ALBUM REVIEW: Oh Sees go feral on ‘Face Stabber’

Oh Sees, face stabber

Oh Sees have always been an exercise in Lamarckian evolution. Helmed by guitarist and vocalist John Dwyer, the psychedelic veterans have changed lineups almost as many times as they’ve changed their name—OCS, The Ohsees and Thee Oh Sees. The revolving door of musicians coincides with the band’s transformation from a sloppy, sweaty, lo-fi punk band into an increasingly technical and proggy jam band. The Angelenos acquired a pair of drummers in 2017 and subsequently recorded a pair of albums that borrowed more from the pages of science fiction than grease-stained garage floors. On Face Stabber, Dwyer and company jettison the slick futurism found on 2018’s Smote Reverser and embrace a more primitive sound. 

Face Stabber
Oh Sees
Castle Face Records, Aug. 16

The very first moments of “The Daily Heavy” sound almost like someone maniacally squeezing a rubber ducky, which gives way to a relentless bass groove pulsing beneath a chanted refrain that sounds like the Ewok from Return of the Jedi. The album feels both freer and more fun than its predecessor, trading virtuosity for emotional intensity. The swirling vocals and keyboards add to the song’s stoned ape vibe.

“The Experimenter” features a churning stew of psychedelia in the vein of Os Mutantes or El Chicano. Guitar noise gives way to elegantly choreographed runs on guitar and keyboard, while the Kraut-rock-inspired vocals sound like Damo-Suzuki-era CAN. The epic arrangement’s extended drum solo and minimalist keyboard jam make it Face Stabber‘s first real standout.

After the first two extended jams, the album’s title track is short and sweet. Clocking in at just a little over two minutes, it lives up to its name as a full-on countenance assault with sharp blades. The riff-heavy jam at the end of the song rocks incredibly hard.

“Snickersnee” sounds like Orc-era Oh Sees: tense guitar stabs and a simple vocal melody telling a story of dissatisfaction. Toward the end of the song Dwyer breaks into a spirited, vaguely Afro-inspired guitar hook for something completely different.

In some ways Face Stabber feels like a catalog of Dwyer’s influences. “Fu Xi” sounds like King Crimson with more than a hint of a “21st Century Schizoid Man.” “Scutum & Scorpius” is a nearly 15-minute long epic jam that builds from Logan’s-Run-style synths and organs to eventually become a stoner guitar jam that sounds a lot like Pink Floyd’s “Have a Cigar.” 

Strewn amid the long, self-indulgent jams are some lo-fi punk gems like “Gholü” and “Heart Worm,” which recall the old days of Thee Ohsees when Dwyer screamed with the microphone in his mouth for most of the set.

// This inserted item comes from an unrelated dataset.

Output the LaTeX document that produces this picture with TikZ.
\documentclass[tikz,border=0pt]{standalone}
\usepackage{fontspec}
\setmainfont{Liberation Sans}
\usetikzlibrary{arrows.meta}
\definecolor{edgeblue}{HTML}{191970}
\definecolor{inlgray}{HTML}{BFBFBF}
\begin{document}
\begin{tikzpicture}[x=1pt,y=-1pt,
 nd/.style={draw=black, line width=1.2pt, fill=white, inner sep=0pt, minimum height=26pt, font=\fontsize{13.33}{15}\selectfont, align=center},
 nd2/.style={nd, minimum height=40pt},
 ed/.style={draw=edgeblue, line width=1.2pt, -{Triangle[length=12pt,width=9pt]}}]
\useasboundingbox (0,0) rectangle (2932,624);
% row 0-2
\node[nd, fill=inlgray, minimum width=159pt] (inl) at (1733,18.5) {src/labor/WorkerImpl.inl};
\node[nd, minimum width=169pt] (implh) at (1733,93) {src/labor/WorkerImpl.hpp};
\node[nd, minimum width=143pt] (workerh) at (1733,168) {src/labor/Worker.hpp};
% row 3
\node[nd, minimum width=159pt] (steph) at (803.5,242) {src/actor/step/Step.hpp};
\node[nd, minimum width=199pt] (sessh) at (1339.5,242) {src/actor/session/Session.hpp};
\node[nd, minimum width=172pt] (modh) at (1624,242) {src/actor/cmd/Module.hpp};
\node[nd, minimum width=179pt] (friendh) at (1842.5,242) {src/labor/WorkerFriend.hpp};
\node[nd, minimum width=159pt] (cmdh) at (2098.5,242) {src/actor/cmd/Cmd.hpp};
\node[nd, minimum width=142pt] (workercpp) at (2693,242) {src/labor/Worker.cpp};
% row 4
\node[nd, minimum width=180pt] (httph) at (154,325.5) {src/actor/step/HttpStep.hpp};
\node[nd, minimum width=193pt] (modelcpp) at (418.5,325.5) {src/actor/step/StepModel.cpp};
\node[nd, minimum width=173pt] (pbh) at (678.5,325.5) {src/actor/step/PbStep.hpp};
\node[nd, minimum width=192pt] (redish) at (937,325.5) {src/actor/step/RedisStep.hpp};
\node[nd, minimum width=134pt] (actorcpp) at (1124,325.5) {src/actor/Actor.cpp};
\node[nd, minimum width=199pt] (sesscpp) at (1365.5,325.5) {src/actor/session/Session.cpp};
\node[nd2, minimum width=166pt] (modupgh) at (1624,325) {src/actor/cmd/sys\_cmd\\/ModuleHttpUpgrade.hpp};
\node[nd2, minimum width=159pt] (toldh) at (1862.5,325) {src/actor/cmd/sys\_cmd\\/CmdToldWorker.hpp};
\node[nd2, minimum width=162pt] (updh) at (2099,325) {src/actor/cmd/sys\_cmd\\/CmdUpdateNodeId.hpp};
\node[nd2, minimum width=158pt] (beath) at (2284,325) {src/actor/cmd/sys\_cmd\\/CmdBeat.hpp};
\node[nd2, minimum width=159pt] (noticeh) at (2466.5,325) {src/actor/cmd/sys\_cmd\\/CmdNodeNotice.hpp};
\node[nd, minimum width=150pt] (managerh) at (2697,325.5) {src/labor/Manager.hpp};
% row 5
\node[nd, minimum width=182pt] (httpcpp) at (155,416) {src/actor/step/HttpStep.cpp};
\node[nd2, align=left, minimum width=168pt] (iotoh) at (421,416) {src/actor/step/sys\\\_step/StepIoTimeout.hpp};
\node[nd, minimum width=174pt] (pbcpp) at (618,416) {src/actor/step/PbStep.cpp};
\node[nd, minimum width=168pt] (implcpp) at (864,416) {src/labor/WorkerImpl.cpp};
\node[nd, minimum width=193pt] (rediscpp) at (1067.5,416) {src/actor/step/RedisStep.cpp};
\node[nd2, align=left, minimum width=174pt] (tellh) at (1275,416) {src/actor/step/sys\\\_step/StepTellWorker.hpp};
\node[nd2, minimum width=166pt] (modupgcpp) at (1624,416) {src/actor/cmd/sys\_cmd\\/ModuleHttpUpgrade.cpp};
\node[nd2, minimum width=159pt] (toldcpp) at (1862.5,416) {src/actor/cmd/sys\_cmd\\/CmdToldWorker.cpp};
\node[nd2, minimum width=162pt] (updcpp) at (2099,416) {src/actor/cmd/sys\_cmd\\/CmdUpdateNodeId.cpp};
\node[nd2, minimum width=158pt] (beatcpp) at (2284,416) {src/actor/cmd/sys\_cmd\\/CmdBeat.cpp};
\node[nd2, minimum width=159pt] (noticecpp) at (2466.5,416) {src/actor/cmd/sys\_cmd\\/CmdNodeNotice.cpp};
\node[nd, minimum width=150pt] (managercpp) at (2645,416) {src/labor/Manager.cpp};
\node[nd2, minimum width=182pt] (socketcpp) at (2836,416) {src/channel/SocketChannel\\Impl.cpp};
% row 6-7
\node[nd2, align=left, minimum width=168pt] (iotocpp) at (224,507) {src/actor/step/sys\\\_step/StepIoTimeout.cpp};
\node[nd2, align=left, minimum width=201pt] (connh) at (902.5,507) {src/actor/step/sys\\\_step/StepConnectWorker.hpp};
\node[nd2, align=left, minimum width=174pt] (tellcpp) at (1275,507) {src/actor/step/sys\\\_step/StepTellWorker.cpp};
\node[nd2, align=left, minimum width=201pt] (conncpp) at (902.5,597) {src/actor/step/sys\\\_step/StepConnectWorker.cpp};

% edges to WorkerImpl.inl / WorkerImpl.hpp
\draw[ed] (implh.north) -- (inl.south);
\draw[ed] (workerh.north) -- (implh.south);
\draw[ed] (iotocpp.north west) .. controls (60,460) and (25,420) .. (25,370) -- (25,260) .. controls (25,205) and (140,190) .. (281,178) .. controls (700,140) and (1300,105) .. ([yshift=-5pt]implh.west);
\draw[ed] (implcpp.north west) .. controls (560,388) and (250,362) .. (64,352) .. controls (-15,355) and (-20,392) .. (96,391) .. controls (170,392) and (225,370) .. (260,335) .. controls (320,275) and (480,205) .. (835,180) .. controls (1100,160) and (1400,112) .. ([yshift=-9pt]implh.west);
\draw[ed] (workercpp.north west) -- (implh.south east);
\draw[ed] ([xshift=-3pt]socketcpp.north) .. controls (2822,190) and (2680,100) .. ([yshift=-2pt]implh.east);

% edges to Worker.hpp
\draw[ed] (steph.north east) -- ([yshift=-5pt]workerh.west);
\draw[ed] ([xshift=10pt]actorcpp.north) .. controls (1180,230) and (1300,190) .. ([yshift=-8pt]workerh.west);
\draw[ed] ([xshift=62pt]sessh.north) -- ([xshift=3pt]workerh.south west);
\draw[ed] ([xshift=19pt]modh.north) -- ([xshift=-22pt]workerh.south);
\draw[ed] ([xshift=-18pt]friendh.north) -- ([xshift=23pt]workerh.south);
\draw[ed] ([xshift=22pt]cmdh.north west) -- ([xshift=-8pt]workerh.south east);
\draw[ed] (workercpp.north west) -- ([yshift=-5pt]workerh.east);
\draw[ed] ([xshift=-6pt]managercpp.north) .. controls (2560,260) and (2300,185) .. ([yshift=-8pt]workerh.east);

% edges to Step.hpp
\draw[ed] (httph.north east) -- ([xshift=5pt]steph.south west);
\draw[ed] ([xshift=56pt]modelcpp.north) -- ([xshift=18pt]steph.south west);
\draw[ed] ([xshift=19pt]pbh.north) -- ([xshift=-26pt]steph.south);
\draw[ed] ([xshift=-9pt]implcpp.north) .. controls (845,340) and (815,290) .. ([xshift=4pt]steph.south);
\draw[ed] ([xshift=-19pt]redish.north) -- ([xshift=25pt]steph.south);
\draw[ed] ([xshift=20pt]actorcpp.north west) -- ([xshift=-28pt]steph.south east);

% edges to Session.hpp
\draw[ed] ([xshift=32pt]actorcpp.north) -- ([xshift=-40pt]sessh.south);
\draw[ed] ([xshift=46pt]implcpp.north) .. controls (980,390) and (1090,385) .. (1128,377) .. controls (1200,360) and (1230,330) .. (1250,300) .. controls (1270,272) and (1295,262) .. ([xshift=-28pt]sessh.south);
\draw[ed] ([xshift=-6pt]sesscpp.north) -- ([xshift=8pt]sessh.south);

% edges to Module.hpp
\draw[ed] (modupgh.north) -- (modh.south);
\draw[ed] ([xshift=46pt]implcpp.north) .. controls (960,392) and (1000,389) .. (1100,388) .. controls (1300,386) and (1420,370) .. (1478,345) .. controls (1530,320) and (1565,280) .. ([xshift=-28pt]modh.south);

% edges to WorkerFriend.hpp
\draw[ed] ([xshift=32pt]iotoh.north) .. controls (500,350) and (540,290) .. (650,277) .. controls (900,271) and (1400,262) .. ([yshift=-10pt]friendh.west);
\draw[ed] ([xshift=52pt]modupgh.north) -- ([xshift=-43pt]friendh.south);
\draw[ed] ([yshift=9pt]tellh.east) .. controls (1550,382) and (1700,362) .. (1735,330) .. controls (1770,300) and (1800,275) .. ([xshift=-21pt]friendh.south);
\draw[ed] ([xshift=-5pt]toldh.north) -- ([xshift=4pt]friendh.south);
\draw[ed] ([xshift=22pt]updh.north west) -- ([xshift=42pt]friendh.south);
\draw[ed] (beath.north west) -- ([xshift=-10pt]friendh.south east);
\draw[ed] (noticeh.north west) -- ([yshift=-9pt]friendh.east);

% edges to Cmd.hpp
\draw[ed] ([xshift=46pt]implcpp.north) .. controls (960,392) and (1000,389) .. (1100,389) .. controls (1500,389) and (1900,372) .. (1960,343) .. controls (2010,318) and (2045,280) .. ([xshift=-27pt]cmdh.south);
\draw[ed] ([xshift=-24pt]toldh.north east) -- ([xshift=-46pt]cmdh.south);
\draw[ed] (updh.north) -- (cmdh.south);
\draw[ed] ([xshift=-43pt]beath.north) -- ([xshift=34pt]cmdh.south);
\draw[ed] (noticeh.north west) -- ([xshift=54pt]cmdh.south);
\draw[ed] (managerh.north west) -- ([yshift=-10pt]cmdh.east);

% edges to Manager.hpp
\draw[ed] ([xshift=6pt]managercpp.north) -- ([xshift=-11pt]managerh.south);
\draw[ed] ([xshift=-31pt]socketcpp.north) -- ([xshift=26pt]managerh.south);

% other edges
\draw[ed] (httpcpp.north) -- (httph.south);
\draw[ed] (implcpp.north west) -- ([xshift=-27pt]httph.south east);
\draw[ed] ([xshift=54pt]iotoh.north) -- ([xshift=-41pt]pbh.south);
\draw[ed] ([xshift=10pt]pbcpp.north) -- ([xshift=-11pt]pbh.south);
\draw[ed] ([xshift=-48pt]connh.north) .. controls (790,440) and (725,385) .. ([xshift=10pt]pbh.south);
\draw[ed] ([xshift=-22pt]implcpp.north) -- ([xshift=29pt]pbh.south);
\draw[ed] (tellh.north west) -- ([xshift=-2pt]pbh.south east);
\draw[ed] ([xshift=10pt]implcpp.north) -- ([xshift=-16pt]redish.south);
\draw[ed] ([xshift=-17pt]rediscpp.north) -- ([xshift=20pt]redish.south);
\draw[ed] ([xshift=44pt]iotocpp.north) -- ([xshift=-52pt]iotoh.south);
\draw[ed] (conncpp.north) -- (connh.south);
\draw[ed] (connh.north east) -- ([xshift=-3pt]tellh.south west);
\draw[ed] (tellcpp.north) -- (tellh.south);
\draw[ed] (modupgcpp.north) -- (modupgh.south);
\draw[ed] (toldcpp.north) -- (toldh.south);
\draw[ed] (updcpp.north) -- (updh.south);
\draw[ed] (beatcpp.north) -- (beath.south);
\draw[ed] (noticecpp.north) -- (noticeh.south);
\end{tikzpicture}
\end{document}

The sprawling, 80-minute album feels looser than last year’s Smote Reverser. Many of the longer jams sound spontaneous and much of Dwyer’s guitar playing seems freer and more improvised. The pairing of drummers Dan Rincon and Paul Quattrone adds a dense layer of percussion that buoys and propels the songs.

Many of the songs are improved by saxophonist Dan Caulkins. “Psy-Ops Dispatch,” a Zappa-esque skronk comprised of saxophone, guitar and keyboard, suggests a combination of precision and absurdity. Oh Sees revel in this lack of boundaries, as heard on “Poisoned Stone,” which sounds a bit like the soundtrack for a roleplaying video game. “Captain Loosley” even uses a simple wash of keyboard sounds to evoke the soundtrack used in the freakiest ’60s acid films.

The album closes with “Henchlock,” a 20-plus-minute recapitulation of the Oh Sees’ musical evolution. The song begins with a garage-like organ riff. From there it becomes a frenetic conversation among the whole band. The music transitions from its raw origins to Kraut rock vocals. The keys and guitar push the limits of harmony and the music is reminiscent of the legendary music Miles Davis made in the 1970s.

Joh Dwyer and Oh Sees show no signs of slowing down. Following a year of nearly constant touring in support of Smote Reverser, the band has returned from the studio with another record fans are sure to put on heavy rotation. More importantly, it sounds like they’re having a blast.